◆ Data in this exercise ◆
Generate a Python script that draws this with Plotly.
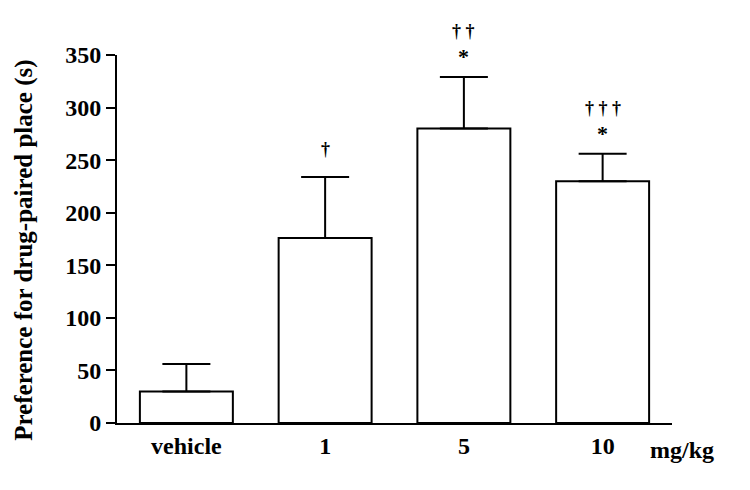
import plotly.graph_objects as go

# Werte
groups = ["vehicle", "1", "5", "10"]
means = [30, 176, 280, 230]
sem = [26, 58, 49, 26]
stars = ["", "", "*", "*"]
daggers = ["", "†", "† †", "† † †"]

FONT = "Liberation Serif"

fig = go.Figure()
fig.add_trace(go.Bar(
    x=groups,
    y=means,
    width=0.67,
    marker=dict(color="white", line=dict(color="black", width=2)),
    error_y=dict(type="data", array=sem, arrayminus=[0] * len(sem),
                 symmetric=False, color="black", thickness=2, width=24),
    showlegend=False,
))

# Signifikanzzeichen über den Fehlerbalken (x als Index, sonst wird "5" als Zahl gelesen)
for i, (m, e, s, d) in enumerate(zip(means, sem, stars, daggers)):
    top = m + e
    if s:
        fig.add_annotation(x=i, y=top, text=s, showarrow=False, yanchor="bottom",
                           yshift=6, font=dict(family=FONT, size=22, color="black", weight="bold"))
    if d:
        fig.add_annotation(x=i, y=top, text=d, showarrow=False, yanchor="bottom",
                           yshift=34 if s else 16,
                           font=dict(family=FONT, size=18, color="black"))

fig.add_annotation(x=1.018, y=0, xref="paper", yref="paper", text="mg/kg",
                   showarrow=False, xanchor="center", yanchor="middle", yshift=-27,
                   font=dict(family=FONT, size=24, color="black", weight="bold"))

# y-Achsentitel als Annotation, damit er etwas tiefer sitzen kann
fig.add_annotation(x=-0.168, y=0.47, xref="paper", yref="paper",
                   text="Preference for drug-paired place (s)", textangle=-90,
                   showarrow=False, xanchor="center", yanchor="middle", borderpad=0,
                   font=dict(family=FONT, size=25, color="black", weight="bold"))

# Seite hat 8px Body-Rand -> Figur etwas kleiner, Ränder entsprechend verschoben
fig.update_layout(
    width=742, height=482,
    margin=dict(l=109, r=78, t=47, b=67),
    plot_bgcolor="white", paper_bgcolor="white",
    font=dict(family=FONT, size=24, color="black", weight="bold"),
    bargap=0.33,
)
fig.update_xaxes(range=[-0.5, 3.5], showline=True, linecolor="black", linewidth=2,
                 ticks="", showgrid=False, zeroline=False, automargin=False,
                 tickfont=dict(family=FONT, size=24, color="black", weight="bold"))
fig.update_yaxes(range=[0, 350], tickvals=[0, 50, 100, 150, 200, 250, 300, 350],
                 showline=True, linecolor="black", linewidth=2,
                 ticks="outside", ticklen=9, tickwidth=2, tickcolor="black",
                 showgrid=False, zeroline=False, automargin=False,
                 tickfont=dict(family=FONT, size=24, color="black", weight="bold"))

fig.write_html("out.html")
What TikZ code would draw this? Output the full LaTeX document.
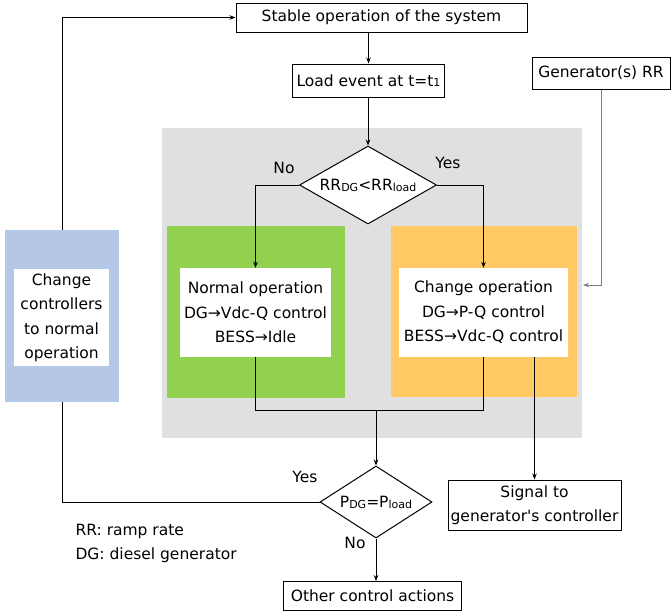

◆ What the task requires ◆
Repeat the records above exactly, omitting every picture.

◆ Result of this task ◆
Generate a Python script that draws this with Plotly.
import plotly.graph_objects as go

# Werte
groups = ["vehicle", "1", "5", "10"]
means = [30, 176, 280, 230]
sem = [26, 58, 49, 26]
stars = ["", "", "*", "*"]
daggers = ["", "†", "† †", "† † †"]

FONT = "Liberation Serif"

fig = go.Figure()
fig.add_trace(go.Bar(
    x=groups,
    y=means,
    width=0.67,
    marker=dict(color="white", line=dict(color="black", width=2)),
    error_y=dict(type="data", array=sem, arrayminus=[0] * len(sem),
                 symmetric=False, color="black", thickness=2, width=24),
    showlegend=False,
))

# Signifikanzzeichen über den Fehlerbalken (x als Index, sonst wird "5" als Zahl gelesen)
for i, (m, e, s, d) in enumerate(zip(means, sem, stars, daggers)):
    top = m + e
    if s:
        fig.add_annotation(x=i, y=top, text=s, showarrow=False, yanchor="bottom",
                           yshift=6, font=dict(family=FONT, size=22, color="black", weight="bold"))
    if d:
        fig.add_annotation(x=i, y=top, text=d, showarrow=False, yanchor="bottom",
                           yshift=34 if s else 16,
                           font=dict(family=FONT, size=18, color="black"))

fig.add_annotation(x=1.018, y=0, xref="paper", yref="paper", text="mg/kg",
                   showarrow=False, xanchor="center", yanchor="middle", yshift=-27,
                   font=dict(family=FONT, size=24, color="black", weight="bold"))

# y-Achsentitel als Annotation, damit er etwas tiefer sitzen kann
fig.add_annotation(x=-0.168, y=0.47, xref="paper", yref="paper",
                   text="Preference for drug-paired place (s)", textangle=-90,
                   showarrow=False, xanchor="center", yanchor="middle", borderpad=0,
                   font=dict(family=FONT, size=25, color="black", weight="bold"))

# Seite hat 8px Body-Rand -> Figur etwas kleiner, Ränder entsprechend verschoben
fig.update_layout(
    width=742, height=482,
    margin=dict(l=109, r=78, t=47, b=67),
    plot_bgcolor="white", paper_bgcolor="white",
    font=dict(family=FONT, size=24, color="black", weight="bold"),
    bargap=0.33,
)
fig.update_xaxes(range=[-0.5, 3.5], showline=True, linecolor="black", linewidth=2,
                 ticks="", showgrid=False, zeroline=False, automargin=False,
                 tickfont=dict(family=FONT, size=24, color="black", weight="bold"))
fig.update_yaxes(range=[0, 350], tickvals=[0, 50, 100, 150, 200, 250, 300, 350],
                 showline=True, linecolor="black", linewidth=2,
                 ticks="outside", ticklen=9, tickwidth=2, tickcolor="black",
                 showgrid=False, zeroline=False, automargin=False,
                 tickfont=dict(family=FONT, size=24, color="black", weight="bold"))

fig.write_html("out.html")
What TikZ code would draw this? Output the full LaTeX document.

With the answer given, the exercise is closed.